# [What you are asked to do]
Start at the line that contains "Clone this chart in matplotlib.", stop at the line that contains "1690, 1840, 2000]", and repeat every line in that span, those two included, with no pictures.

# [Data records]
==*==

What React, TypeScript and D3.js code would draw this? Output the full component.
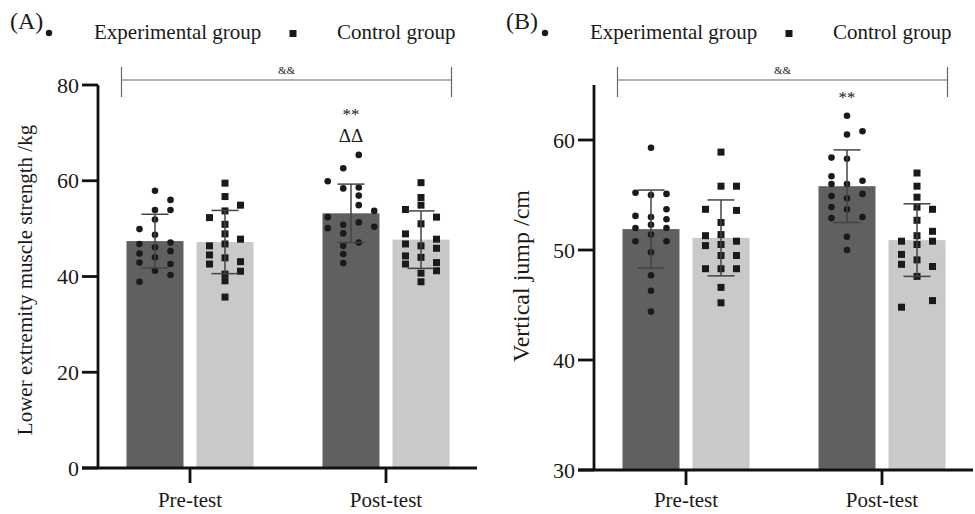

==*==

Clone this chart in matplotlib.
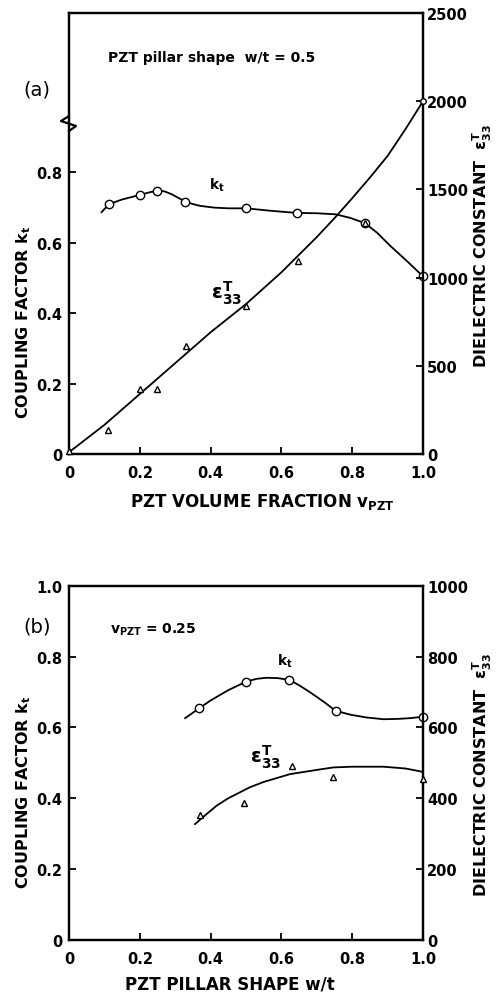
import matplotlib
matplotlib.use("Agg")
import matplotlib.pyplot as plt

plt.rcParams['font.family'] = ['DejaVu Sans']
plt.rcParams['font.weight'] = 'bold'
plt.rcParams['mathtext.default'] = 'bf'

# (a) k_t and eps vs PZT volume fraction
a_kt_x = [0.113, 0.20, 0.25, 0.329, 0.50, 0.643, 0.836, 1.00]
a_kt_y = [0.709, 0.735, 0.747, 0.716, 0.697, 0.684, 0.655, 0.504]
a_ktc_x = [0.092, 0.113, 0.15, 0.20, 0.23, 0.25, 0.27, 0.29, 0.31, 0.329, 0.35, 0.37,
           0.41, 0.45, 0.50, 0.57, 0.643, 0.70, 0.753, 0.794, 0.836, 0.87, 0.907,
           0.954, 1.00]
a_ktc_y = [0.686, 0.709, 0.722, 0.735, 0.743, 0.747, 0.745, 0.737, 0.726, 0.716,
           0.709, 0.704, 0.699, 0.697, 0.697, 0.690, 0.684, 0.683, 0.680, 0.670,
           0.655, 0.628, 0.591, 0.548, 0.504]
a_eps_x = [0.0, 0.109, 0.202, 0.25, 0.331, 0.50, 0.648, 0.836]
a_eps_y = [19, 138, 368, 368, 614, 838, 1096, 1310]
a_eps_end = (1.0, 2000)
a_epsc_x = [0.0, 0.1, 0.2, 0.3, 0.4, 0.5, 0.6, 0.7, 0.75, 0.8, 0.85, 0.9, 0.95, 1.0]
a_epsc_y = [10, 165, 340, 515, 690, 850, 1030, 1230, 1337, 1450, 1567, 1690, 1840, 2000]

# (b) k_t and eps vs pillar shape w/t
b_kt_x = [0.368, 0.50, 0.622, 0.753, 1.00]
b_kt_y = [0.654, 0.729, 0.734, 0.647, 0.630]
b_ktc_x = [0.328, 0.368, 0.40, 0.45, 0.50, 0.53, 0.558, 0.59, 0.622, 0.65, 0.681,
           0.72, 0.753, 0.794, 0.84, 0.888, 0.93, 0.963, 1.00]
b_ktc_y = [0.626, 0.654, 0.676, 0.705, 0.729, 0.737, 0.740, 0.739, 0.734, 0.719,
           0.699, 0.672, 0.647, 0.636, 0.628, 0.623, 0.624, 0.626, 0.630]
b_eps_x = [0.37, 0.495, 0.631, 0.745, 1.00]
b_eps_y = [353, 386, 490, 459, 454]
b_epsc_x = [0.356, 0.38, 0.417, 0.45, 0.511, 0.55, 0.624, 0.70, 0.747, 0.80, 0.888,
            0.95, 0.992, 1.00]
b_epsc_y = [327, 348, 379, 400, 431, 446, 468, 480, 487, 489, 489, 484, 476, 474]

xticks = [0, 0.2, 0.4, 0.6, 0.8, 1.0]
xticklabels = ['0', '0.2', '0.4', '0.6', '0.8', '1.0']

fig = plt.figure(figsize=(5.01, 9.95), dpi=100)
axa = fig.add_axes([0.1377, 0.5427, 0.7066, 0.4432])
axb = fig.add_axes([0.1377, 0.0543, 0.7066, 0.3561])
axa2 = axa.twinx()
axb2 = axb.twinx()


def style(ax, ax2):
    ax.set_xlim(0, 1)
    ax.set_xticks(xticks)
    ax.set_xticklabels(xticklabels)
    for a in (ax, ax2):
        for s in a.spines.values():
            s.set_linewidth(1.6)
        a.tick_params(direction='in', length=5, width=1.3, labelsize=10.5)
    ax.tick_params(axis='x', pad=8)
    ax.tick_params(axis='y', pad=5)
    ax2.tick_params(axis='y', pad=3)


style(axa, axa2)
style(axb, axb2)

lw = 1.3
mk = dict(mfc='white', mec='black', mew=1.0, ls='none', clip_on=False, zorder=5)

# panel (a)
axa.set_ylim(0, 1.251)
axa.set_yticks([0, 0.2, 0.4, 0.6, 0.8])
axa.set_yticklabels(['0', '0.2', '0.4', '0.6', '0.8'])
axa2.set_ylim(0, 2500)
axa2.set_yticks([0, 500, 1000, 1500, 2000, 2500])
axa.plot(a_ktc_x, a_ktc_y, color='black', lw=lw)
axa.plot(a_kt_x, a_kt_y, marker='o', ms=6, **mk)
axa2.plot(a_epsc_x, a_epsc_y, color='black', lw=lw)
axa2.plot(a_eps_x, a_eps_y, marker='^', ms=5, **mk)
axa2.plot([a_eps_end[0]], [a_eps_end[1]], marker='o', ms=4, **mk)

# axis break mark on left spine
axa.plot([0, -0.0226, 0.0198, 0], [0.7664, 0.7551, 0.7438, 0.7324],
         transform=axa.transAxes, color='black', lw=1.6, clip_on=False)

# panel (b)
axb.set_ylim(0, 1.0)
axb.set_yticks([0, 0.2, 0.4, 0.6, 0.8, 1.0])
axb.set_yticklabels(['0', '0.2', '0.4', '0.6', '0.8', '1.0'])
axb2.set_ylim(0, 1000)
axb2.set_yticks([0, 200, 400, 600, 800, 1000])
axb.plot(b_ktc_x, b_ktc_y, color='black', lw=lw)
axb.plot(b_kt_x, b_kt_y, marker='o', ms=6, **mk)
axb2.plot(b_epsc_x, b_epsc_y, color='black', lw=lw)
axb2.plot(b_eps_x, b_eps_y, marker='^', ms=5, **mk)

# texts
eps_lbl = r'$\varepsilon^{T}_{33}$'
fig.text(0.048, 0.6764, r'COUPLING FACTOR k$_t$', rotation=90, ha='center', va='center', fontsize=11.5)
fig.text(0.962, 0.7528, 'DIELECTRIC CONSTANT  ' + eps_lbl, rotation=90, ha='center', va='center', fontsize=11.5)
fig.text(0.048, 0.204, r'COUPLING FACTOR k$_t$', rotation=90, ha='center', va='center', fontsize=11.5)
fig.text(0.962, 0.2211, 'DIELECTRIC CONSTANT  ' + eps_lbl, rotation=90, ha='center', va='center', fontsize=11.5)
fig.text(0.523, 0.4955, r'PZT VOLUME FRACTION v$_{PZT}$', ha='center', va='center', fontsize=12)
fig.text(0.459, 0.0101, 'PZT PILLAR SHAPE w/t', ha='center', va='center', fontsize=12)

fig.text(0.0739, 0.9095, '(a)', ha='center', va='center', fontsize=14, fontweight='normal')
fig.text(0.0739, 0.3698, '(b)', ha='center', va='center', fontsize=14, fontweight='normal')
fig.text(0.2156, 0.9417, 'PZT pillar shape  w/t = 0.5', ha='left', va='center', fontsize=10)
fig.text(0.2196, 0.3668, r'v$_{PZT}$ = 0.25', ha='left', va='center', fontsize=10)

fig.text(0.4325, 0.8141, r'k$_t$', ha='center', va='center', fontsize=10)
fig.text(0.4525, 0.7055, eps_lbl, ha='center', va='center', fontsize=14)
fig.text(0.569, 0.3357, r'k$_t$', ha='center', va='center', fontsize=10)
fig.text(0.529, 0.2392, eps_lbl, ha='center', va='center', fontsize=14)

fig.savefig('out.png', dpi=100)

==*==

# [Output]
Clone this chart in matplotlib.
import matplotlib
matplotlib.use("Agg")
import matplotlib.pyplot as plt

plt.rcParams['font.family'] = ['DejaVu Sans']
plt.rcParams['font.weight'] = 'bold'
plt.rcParams['mathtext.default'] = 'bf'

# (a) k_t and eps vs PZT volume fraction
a_kt_x = [0.113, 0.20, 0.25, 0.329, 0.50, 0.643, 0.836, 1.00]
a_kt_y = [0.709, 0.735, 0.747, 0.716, 0.697, 0.684, 0.655, 0.504]
a_ktc_x = [0.092, 0.113, 0.15, 0.20, 0.23, 0.25, 0.27, 0.29, 0.31, 0.329, 0.35, 0.37,
           0.41, 0.45, 0.50, 0.57, 0.643, 0.70, 0.753, 0.794, 0.836, 0.87, 0.907,
           0.954, 1.00]
a_ktc_y = [0.686, 0.709, 0.722, 0.735, 0.743, 0.747, 0.745, 0.737, 0.726, 0.716,
           0.709, 0.704, 0.699, 0.697, 0.697, 0.690, 0.684, 0.683, 0.680, 0.670,
           0.655, 0.628, 0.591, 0.548, 0.504]
a_eps_x = [0.0, 0.109, 0.202, 0.25, 0.331, 0.50, 0.648, 0.836]
a_eps_y = [19, 138, 368, 368, 614, 838, 1096, 1310]
a_eps_end = (1.0, 2000)
a_epsc_x = [0.0, 0.1, 0.2, 0.3, 0.4, 0.5, 0.6, 0.7, 0.75, 0.8, 0.85, 0.9, 0.95, 1.0]
a_epsc_y = [10, 165, 340, 515, 690, 850, 1030, 1230, 1337, 1450, 1567, 1690, 1840, 2000]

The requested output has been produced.